> _EXERCISE DETAILS_
The data below should be restated word for word, with every picture omitted.

> _AVAILABLE DATA_
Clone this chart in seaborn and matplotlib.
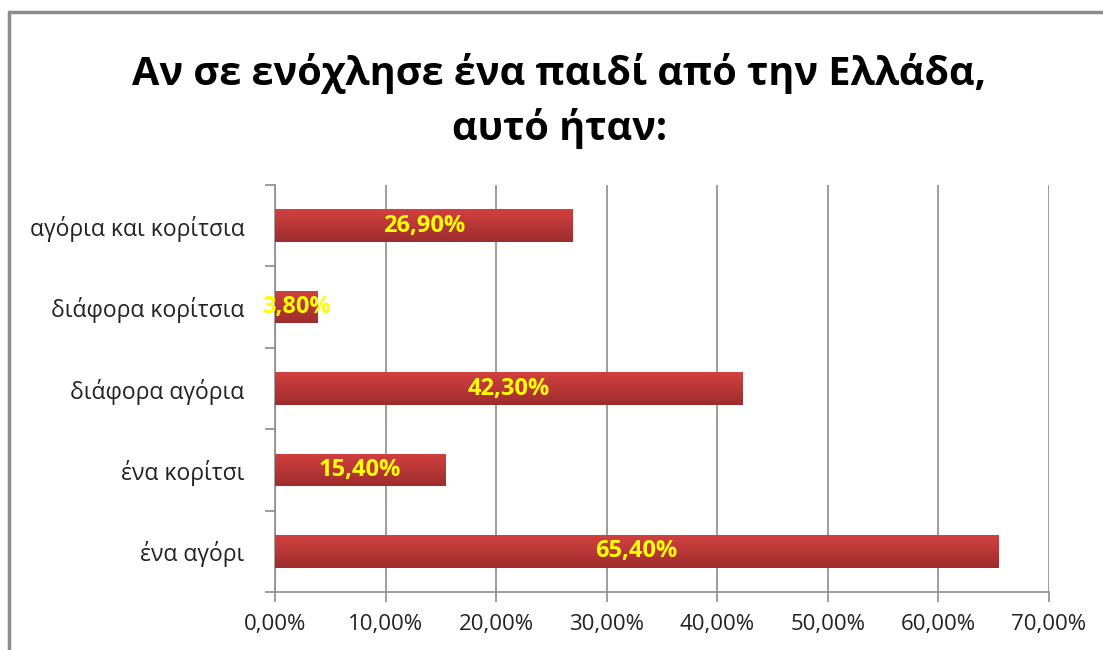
import numpy as np
import pandas as pd
import matplotlib.pyplot as plt
import seaborn as sns
from matplotlib.lines import Line2D
from matplotlib.colors import LinearSegmentedColormap
from matplotlib.ticker import FuncFormatter, FixedLocator

# data (top to bottom as shown)
categories = ["αγόρια και κορίτσια", "διάφορα κορίτσια", "διάφορα αγόρια", "ένα κορίτσι", "ένα αγόρι"]
values = [26.9, 3.8, 42.3, 15.4, 65.4]
title = "Αν σε ενόχλησε ένα παιδί από την Ελλάδα,\nαυτό ήταν:"

BAR_COLOR = "#bb3535"
GRID_COLOR = "#8c8c8c"

sns.set_theme(style="white")
plt.rcParams['font.family'] = ['Open Sans', 'DejaVu Sans']

df = pd.DataFrame({"cat": categories, "val": values})

fig = plt.figure(figsize=(11.03, 6.5), dpi=100)
ax = fig.add_axes([0.2493, 0.0892, 0.7017, 0.6262])

sns.barplot(data=df, x="val", y="cat", color=BAR_COLOR, width=0.4,
            saturation=1, linewidth=0, ax=ax, zorder=3)

# top-to-bottom shading like the original bars
shade = LinearSegmentedColormap.from_list("shade", ["#d24040", "#9e2d2d"])
grad = np.linspace(0, 1, 64).reshape(-1, 1)
for p in ax.patches:
    x0, y0 = p.get_x(), p.get_y()
    w, h = p.get_width(), p.get_height()
    im = ax.imshow(grad, cmap=shade, aspect="auto", extent=[x0, x0 + w, y0 + h, y0],
                   origin="upper", zorder=3.5)
    im.set_clip_path(p)

# label each bar in the middle
for i, v in enumerate(values):
    ax.text(v / 2, i, f"{v:.2f}%".replace(".", ","), ha="center", va="center",
            color="#ffff00", fontsize=17, fontweight="bold", zorder=4)

ax.set_xlim(0, 70)
ax.set_ylim(len(categories) - 0.5, -0.5)
ax.xaxis.set_major_locator(FixedLocator(range(0, 71, 10)))
ax.xaxis.set_major_formatter(FuncFormatter(lambda x, _: f"{x:.2f}%".replace(".", ",")))
ax.grid(axis="x", color=GRID_COLOR, linewidth=1.2, zorder=0)
ax.set_xlabel("")
ax.set_ylabel("")

# y tick marks between categories, labels at centres
ax.set_yticks(range(len(categories)))
ax.set_yticklabels(categories)
ax.tick_params(axis="y", length=0, pad=22, labelsize=16.5, labelcolor="#222222")
ax.set_yticks([i + 0.5 for i in range(-1, len(categories))], minor=True)
ax.tick_params(axis="y", which="minor", left=True, length=7, color=GRID_COLOR, width=1.2)
ax.tick_params(axis="x", bottom=True, length=7, color=GRID_COLOR, width=1.2,
               labelsize=16, labelcolor="#222222", pad=9)

for side in ["top", "right"]:
    ax.spines[side].set_visible(False)
for side in ["left", "bottom"]:
    ax.spines[side].set_color(GRID_COLOR)
    ax.spines[side].set_linewidth(1.2)

fig.text(0.507, 0.845, title, ha="center", va="center", fontsize=28.5,
         fontweight="bold", color="black", linespacing=1.45)

# outer chart frame
fig.add_artist(Line2D([9 / 1103, 1], [1 - 12 / 650, 1 - 12 / 650], color="#8c8c8c", linewidth=2.5))
fig.add_artist(Line2D([9 / 1103, 9 / 1103], [0, 1 - 12 / 650], color="#8c8c8c", linewidth=2.5))

fig.savefig("out.png", dpi=100)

> _CORRECT ANSWER_
Clone this chart in seaborn and matplotlib.
import numpy as np
import pandas as pd
import matplotlib.pyplot as plt
import seaborn as sns
from matplotlib.lines import Line2D
from matplotlib.colors import LinearSegmentedColormap
from matplotlib.ticker import FuncFormatter, FixedLocator

# data (top to bottom as shown)
categories = ["αγόρια και κορίτσια", "διάφορα κορίτσια", "διάφορα αγόρια", "ένα κορίτσι", "ένα αγόρι"]
values = [26.9, 3.8, 42.3, 15.4, 65.4]
title = "Αν σε ενόχλησε ένα παιδί από την Ελλάδα,\nαυτό ήταν:"

BAR_COLOR = "#bb3535"
GRID_COLOR = "#8c8c8c"

sns.set_theme(style="white")
plt.rcParams['font.family'] = ['Open Sans', 'DejaVu Sans']

df = pd.DataFrame({"cat": categories, "val": values})

fig = plt.figure(figsize=(11.03, 6.5), dpi=100)
ax = fig.add_axes([0.2493, 0.0892, 0.7017, 0.6262])

sns.barplot(data=df, x="val", y="cat", color=BAR_COLOR, width=0.4,
            saturation=1, linewidth=0, ax=ax, zorder=3)

# top-to-bottom shading like the original bars
shade = LinearSegmentedColormap.from_list("shade", ["#d24040", "#9e2d2d"])
grad = np.linspace(0, 1, 64).reshape(-1, 1)
for p in ax.patches:
    x0, y0 = p.get_x(), p.get_y()
    w, h = p.get_width(), p.get_height()
    im = ax.imshow(grad, cmap=shade, aspect="auto", extent=[x0, x0 + w, y0 + h, y0],
                   origin="upper", zorder=3.5)
    im.set_clip_path(p)

# label each bar in the middle
for i, v in enumerate(values):
    ax.text(v / 2, i, f"{v:.2f}%".replace(".", ","), ha="center", va="center",
            color="#ffff00", fontsize=17, fontweight="bold", zorder=4)

ax.set_xlim(0, 70)
ax.set_ylim(len(categories) - 0.5, -0.5)
ax.xaxis.set_major_locator(FixedLocator(range(0, 71, 10)))
ax.xaxis.set_major_formatter(FuncFormatter(lambda x, _: f"{x:.2f}%".replace(".", ",")))
ax.grid(axis="x", color=GRID_COLOR, linewidth=1.2, zorder=0)
ax.set_xlabel("")
ax.set_ylabel("")

# y tick marks between categories, labels at centres
ax.set_yticks(range(len(categories)))
ax.set_yticklabels(categories)
ax.tick_params(axis="y", length=0, pad=22, labelsize=16.5, labelcolor="#222222")
ax.set_yticks([i + 0.5 for i in range(-1, len(categories))], minor=True)
ax.tick_params(axis="y", which="minor", left=True, length=7, color=GRID_COLOR, width=1.2)
ax.tick_params(axis="x", bottom=True, length=7, color=GRID_COLOR, width=1.2,
               labelsize=16, labelcolor="#222222", pad=9)

for side in ["top", "right"]:
    ax.spines[side].set_visible(False)
for side in ["left", "bottom"]:
    ax.spines[side].set_color(GRID_COLOR)
    ax.spines[side].set_linewidth(1.2)

fig.text(0.507, 0.845, title, ha="center", va="center", fontsize=28.5,
         fontweight="bold", color="black", linespacing=1.45)

# outer chart frame
fig.add_artist(Line2D([9 / 1103, 1], [1 - 12 / 650, 1 - 12 / 650], color="#8c8c8c", linewidth=2.5))
fig.add_artist(Line2D([9 / 1103, 9 / 1103], [0, 1 - 12 / 650], color="#8c8c8c", linewidth=2.5))

fig.savefig("out.png", dpi=100)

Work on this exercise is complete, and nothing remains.